There is only one instance of a Pulitzer prize being withdrawn and that involved Janet Cooke, a Post reporter who in 1981 fabricated a profile about an eight-year-old heroin addict.

Things began to unravel in regard to that story rather quickly. “Jimmy’s World” was published on Sept. 28, 1980, and despite the concerns of some at the paper who doubted its veracity, Assistant Managing Editor Bob Woodward submitted it for the Pulitzer Prize. Cooke won the feature writing prize on April 13, 1981.

But the story about Cooke’s reputation began within hours. The Toledo Blade, the newspaper for which Cooke had formerly worked, was preparing a story about the now-celebrated ex-reporter, when it noticed big differences in the bio submitted by the Post on Cooke’s behalf and the bio in the Blade’s personnel records.

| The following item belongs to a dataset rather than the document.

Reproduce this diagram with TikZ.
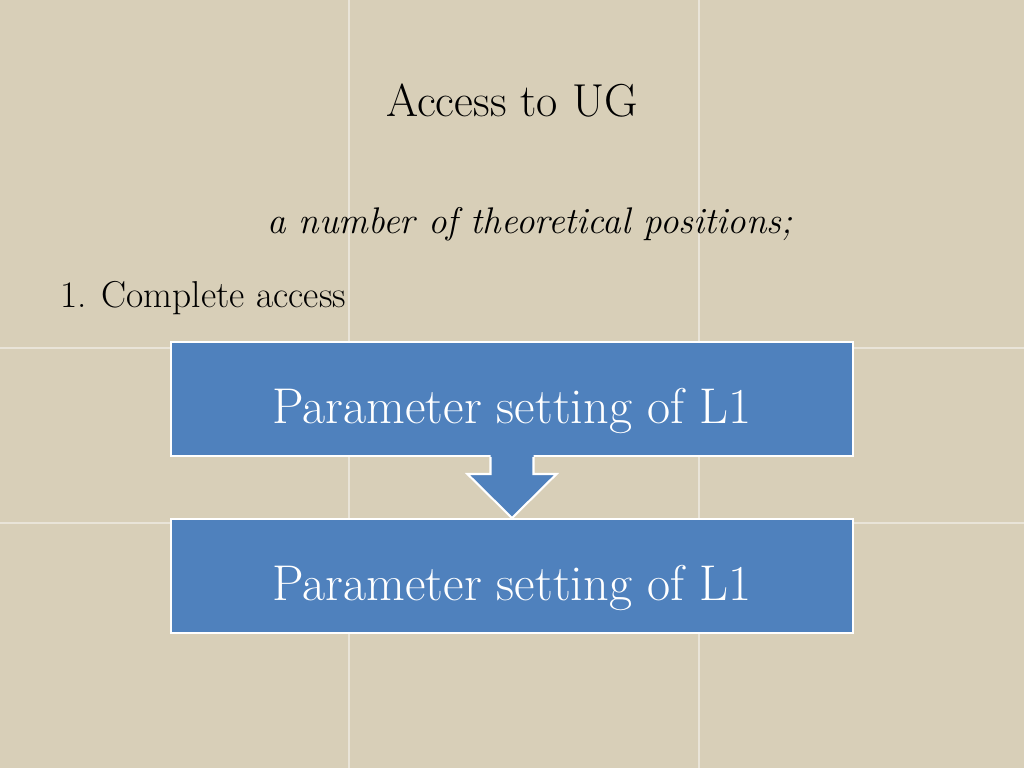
\documentclass[tikz,border=0pt]{standalone}
\usetikzlibrary{positioning,calc}
\definecolor{canvas}{RGB}{216,207,184}
\definecolor{boxblue}{RGB}{79,129,189}
\tikzset{
  stepbox/.style={draw=white,line width=1.2pt,fill=boxblue,text=white,
    minimum width=13.64cm,minimum height=2.28cm,inner sep=0pt,
    text height=1.17cm,text depth=0.19cm,
    font=\fontsize{28.6}{34}\selectfont},
}
\begin{document}
\begin{tikzpicture}[x=0.02cm,y=-0.02cm]
  % background: comment for plain page
  \fill[canvas] (0,0) rectangle (1024,768);
  \useasboundingbox (0,0) rectangle (1024,768);
  \draw[white,opacity=.45,line width=.6pt] (349,0) -- (349,768);
  \draw[white,opacity=.45,line width=.6pt] (699,0) -- (699,768);
  \draw[white,opacity=.45,line width=.6pt] (0,348) -- (1024,348);
  \draw[white,opacity=.45,line width=.6pt] (0,523) -- (1024,523);

  % text
  \node (title) at (512,101) {\fontsize{26.3}{31}\selectfont Access to UG};
  \node (sub)   at (530,224) {\fontsize{21.1}{25}\selectfont\itshape a number of theoretical positions;};
  \node[anchor=west] (item) at (54,298) {\fontsize{21.3}{25}\selectfont 1. Complete access};

  % boxes
  \node[stepbox] (top) at (512,399) {Parameter setting of L1};
  \node[stepbox,below=1.22cm of top] (bot) {Parameter setting of L1};

  % block arrow
  \fill[boxblue] ($(top.south)+(-21.5,-3)$) -- ($(top.south)+(-21.5,17)$)
    -- ($(top.south)+(-44.5,17)$) -- (bot.north) -- ($(top.south)+(44.5,17)$)
    -- ($(top.south)+(21.5,17)$) -- ($(top.south)+(21.5,-3)$) -- cycle;
  \draw[white,line width=1.2pt,line join=miter] ($(top.south)+(-21.5,0)$) -- ($(top.south)+(-21.5,17)$)
    -- ($(top.south)+(-44.5,17)$) -- (bot.north) -- ($(top.south)+(44.5,17)$)
    -- ($(top.south)+(21.5,17)$) -- ($(top.south)+(21.5,0)$);

\end{tikzpicture}
\end{document}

Questioned for more than 11 1/2 hours by the Post’s editors, Cooke finally confessed her story was fraudulent.

Two days after the prize had been awarded, Post publisher Donald Graham held a press conference, admitted that the story was a fake and said the paper would give the prize back.

The newspaper also printed an editorial, apologizing to its readers, but Ben Bradlee, the legendary executive editor of the Post, never got over it.

In an article on the affair published in the Post on April 16, 1981, Bradlee said, “The credibility of a newspaper is its most precious asset, and it depends almost entirely on the integrity of its reporters. 

“When that integrity is questioned and found wanting, the wounds are grievous, and there is nothing to do but come clean with our readers, apologize to the Advisory Board of the Pulitzer Prizes, and begin immediately on the uphill task of regaining our credibility,” he said.

The prize was re-awarded to Teresa Carpenter of The Village Voice.

More recently, in December 2020, the Pulitzer Prize Board said on Tuesday that it would no longer recognize The New York Times podcast “Caliphate” and a related article as a 2019 Pulitzer finalist. 


The board stripped The Times of its finalist status four days after the news organization announced that the 2018 audio series did not meet its standards for accuracy.